Der russische Angriff am Sonntag hat einem Truppenübungsplatz unweit von Lwiw (Lemberg) gegolten. Mehrere Dutzend Menschen starben. Bisher galt die Stadt als vergleichsweise sicher. Hierher sind Zehntausende aus den umkämpften Gebieten geflüchtet. In Lwiw halten sich auch zahlreiche Medienschaffende auf, darunter Björn Blaschke von der ARD.
SRF News: Wie haben Sie den Raketenangriff am Sonntag erlebt?
Björn Blaschke: Ich habe ihn verschlafen. Ich bin erst aufgewacht, als es am frühen Morgen einen Luftalarm gab. Aber ich habe nichts von den Raketen gehört. Ich habe es erst am späteren Morgen mitbekommen, als wir aufbrechen wollten. Das war natürlich schlimm, weil es hiess, dass es mehr als 30 Tote gegeben haben soll und mehr als 130 zum Teil Schwerverletzte. Die Stimmung in der Stadt war angespannt, die Leute nervös. Panik herrschte aber keine. Eigentlich war alles ruhig, nur eben angespannt.
Befürchtet man weitere Angriffe?
Möglicherweise weitere Luftangriffe, ja. Russland will offenbar den Druck am Verhandlungstisch erhöhen. Wann immer in einem Krieg verhandelt wird, wird zugleich der militärische Druck verstärkt, um die andere Seite zum Einlenken zu bringen. Ich glaube aber nicht, dass man hierher mit Bodentruppen vorrücken wird. Jedenfalls nicht so bald. Derzeit werden schon relativ viele Städte wie Mariupol und Kiew belagert. Das bindet Truppen und bedeutet, dass sie nicht vorrücken können.
Lwiw galt als relativ sicher. Ist es vorbei mit dem sicheren Gefühl?
Ich glaube, so ganz sicher hat sich hier niemand gefühlt. Viele sind hierhergekommen, aber viele haben eben auch von vornherein gesagt, dass sie weiterziehen wollen. Ich habe auch Stimmen vernommen, die sagen, wenn das so weitergeht, dann gehen auch wir. Dann ist es uns in der Ukraine zu unsicher. Aber bisher kann ich eigentlich nur vermelden, dass in Lwiw ein unglaublicher Durchhaltewillen vorhanden ist.

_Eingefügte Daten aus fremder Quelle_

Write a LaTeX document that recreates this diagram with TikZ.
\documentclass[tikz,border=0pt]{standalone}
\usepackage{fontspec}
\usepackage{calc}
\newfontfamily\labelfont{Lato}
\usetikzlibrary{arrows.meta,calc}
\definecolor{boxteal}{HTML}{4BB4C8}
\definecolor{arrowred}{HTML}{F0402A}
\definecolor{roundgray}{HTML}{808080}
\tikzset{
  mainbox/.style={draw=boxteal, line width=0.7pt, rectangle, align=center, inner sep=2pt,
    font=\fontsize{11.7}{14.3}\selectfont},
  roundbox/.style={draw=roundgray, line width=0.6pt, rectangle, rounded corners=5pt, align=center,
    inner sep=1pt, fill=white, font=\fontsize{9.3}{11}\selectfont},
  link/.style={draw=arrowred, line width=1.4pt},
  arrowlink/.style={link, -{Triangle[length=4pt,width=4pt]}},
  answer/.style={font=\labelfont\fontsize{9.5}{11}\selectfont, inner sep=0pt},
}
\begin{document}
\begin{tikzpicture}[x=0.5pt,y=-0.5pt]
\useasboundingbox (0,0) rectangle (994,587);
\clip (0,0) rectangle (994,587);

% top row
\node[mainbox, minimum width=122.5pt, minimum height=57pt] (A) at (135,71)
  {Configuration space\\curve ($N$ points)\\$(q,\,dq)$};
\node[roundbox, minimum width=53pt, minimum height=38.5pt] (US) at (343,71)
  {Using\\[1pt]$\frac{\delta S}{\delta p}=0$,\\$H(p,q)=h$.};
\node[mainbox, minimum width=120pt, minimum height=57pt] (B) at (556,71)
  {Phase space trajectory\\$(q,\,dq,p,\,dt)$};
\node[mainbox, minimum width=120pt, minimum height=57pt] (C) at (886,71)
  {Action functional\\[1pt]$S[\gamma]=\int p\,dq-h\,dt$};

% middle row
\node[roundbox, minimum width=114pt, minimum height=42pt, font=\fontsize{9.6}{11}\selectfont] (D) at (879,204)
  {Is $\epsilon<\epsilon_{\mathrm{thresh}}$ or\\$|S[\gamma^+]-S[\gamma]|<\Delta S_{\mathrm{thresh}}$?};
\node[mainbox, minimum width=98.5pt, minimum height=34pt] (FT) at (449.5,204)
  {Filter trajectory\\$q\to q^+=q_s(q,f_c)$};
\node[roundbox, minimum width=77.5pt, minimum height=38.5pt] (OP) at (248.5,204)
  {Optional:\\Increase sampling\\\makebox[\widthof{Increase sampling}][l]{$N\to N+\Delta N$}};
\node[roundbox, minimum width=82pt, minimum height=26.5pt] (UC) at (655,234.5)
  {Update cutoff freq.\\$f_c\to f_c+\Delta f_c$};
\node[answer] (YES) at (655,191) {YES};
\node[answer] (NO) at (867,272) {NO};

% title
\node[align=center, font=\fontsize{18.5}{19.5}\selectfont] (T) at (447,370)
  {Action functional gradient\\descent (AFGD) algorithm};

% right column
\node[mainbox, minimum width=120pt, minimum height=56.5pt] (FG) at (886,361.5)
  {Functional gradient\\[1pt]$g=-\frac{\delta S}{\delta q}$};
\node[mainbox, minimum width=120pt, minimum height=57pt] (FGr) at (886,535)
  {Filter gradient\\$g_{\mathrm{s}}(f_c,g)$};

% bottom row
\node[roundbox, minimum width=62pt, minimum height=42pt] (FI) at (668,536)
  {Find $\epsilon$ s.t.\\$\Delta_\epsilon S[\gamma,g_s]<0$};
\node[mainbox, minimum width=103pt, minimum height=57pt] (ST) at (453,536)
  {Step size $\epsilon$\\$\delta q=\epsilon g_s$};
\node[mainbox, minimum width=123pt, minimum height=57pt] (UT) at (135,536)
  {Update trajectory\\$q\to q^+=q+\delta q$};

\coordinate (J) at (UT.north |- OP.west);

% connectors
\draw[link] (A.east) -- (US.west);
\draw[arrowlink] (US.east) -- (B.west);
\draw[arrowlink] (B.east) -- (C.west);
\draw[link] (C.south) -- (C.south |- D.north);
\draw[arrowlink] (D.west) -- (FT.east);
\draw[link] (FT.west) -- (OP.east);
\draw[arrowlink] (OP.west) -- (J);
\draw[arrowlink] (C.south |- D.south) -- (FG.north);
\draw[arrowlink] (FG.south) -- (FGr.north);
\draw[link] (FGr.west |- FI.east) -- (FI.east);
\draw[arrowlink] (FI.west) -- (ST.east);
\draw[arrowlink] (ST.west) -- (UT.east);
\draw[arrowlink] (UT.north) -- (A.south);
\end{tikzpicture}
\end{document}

Leute sagten: Wir wollen in einer Viertelstunde lernen, wie man eine Kalaschnikow bedient – sollte es doch dazu kommen, dass Lwiw eingekreist wird.
Die Leute sind bereit, zu kämpfen. Auch ich war bei einem Kalaschnikow-Schnellkurs. Die Teilnehmer sagten: Wir wollen in einer Viertelstunde lernen, wie man eine Kalaschnikow bedient, damit wir uns verteidigen können – sollte es doch dazu kommen, dass Lwiw eingekreist wird.
Durch die Region um Lwiw kommen Waffen- und Hilfslieferungen. Sind diese jetzt angesichts der drohenden Luftschläge in Gefahr?
Ich habe nicht davon gehört, dass die Leute davor zurückschrecken, hierherzukommen. Das gilt für Nichtregierungsorganisationen wie auch für Private. Ich bin selbst mit einem jungen Mann in die Ukraine gefahren, der jeden Tag ein- bis zweimal aus Polen nach Lwiw fährt, um sein Auto mit Leuten vollzuladen und sie aus dem Land zubringen. Und auch dieser Mann sagt, er werde damit weitermachen. Das halte ihn nicht davon ab.
Der angegriffene Übungsplatz liegt nur 15 Kilometer vom EU- und Nato-Land Polen weg. Spürt man die politische Komponente in Lwiw?
Man spürt auf jeden Fall, dass die Nato nicht allzu viel tut. Es ertönt immer wieder die Forderung, sie solle eine Flugverbotszone einrichten. Die Nato hat das wiederholt abgelehnt. Auch der Forderung nach schwereren Offensivwaffen wird nicht nachgekommen. Insofern fühlt man sich hier wie ein Puffer zwischen Russland und der EU. Das hat eine gewisse Verzweiflung zur Folge. Aber das stärkt auch den Kampfgeist. Die Leute hier sagen: Wir werden kämpfen, wir wollen einfach unabhängig und frei bleiben, auch wenn wir damit alleine dastehen.
Das Gespräch führte Isabelle Maissen.